Ce fut déjà pour Duchâtel presque un retour en France lorsqu’au bout de deux jours il retrouva sur le sol d’Angleterre sa femme et ses enfans. Dans ce libre pays, les marques d’intérêt, de sympathie, d’estime, les soins hospitaliers, les ressources d’esprit ne pouvaient lui manquer, pas plus que les sujets d’étude dès que le cœur lui dirait de les mettre à profit; mais aux premiers momens la France seule attirait ses regards comme elle absorbait ses pensées. Il est vrai que la France méritait bien alors qu’on lui prêtât quelque attention. C’était une noble gageure qu’elle avait entreprise : après s’être laissé surprendre, elle tentait de se délivrer. Rien dans l’histoire ne fera plus d’honneur à cette bourgeoisie si mal inspirée, si coupable le 23 février, que son effort, j’ose dire héroïque, pour secouer le joug après l’avoir subi. Je ne parle que de la bourgeoisie, bien qu’une foule d’ouvriers aient eu le courageux bon sens de prendre aussi leur part de cette délivrance; mais ils n’avaient rompu avec leurs frères les turbulens et les agitateurs, ils ne s’étaient armés contre eux qu’à l’exemple de la bourgeoisie et soutenus par elle, car c’est d’elle, après tout, que dépend, quoi qu’on fasse, le sort de notre pays. Elle y sera longtemps encore, je pourrais dire toujours, l’arbitre de nos révolutions. Tant qu’elle tient bon, rien n’est à craindre, mais plus de frein possible dès qu’elle lâche pied.

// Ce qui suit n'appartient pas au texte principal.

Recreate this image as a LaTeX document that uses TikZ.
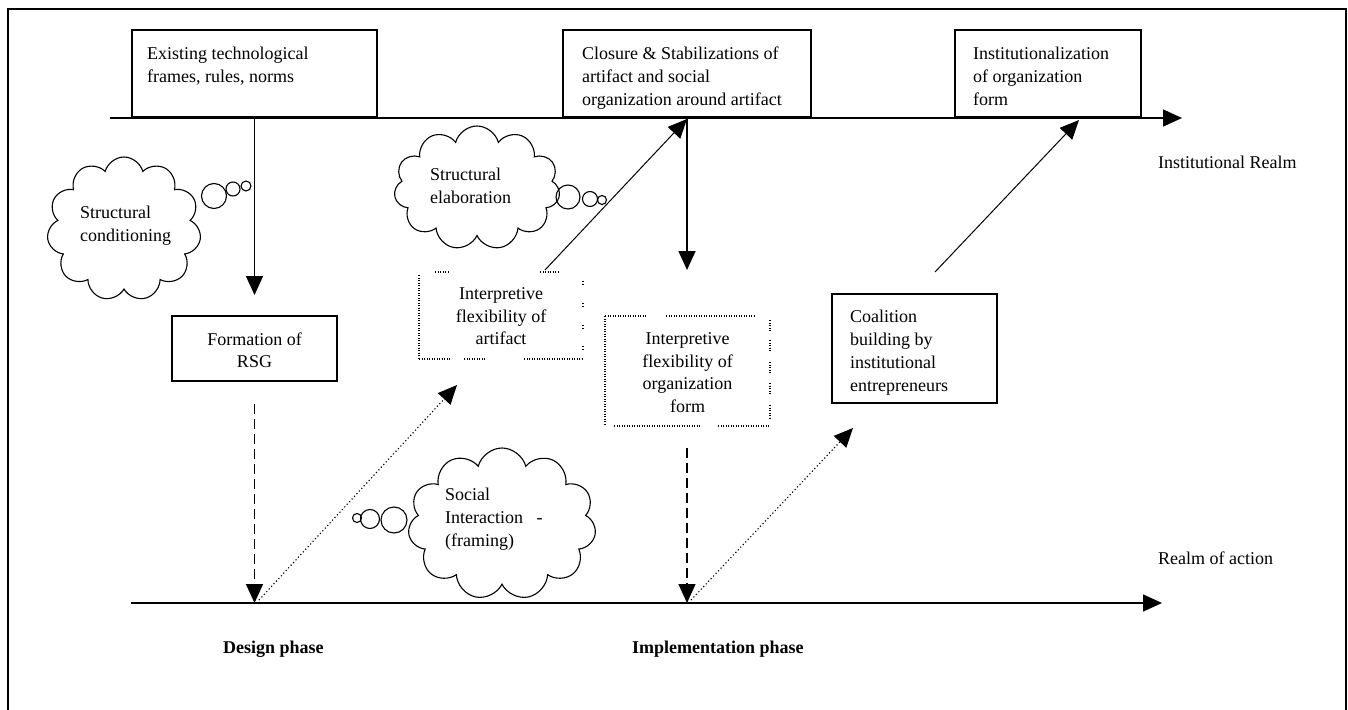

La victoire fut sanglante; l’ordre une fois rétabli, le péril écarté, que restait-il à faire pour assurer l’avenir, pour réparer l’erreur de février en fondant quelque chose? Notre exilé, qui suivait avec admiration dans ses terribles luttes cette société reprenant possession d’elle-même, ne cessait de s’interroger sur cet obscur problème. Fallait-il essayer d’améliorer la république et d’y accommoder nos mœurs? comment faire? Dans les classes moyennes, personne n’en voulait, hormis quelques sectaires, quelques théoriciens obstinés, et dans les ateliers elle n’avait pour elle que la partie la moins saine et la moins laborieuse de la population. Était-ce donc la monarchie qu’il fallait restaurer? mais laquelle? Celle qui venait de succomber aurait-elle meilleure chance une fois rétablie? pousserait-elle de plus fortes racines ? Pouvait-on se flatter que dans les mêmes conditions, sur le même terrain, toujours entre deux feux, pourchassée par le haut, assaillie par le bas, elle ne risquerait pas d’être encore emportée par un coup imprévu? Quant à celle dont la chute était moins récente et le principe plus ancien, ce principe à lui seul l’avait-il garantie? n’avait-elle pas subi la même catastrophe? Et pour la rétablir dans sa pureté native, dans son isolement, que d’obstacles insurmontables, que d’invincibles préjugés!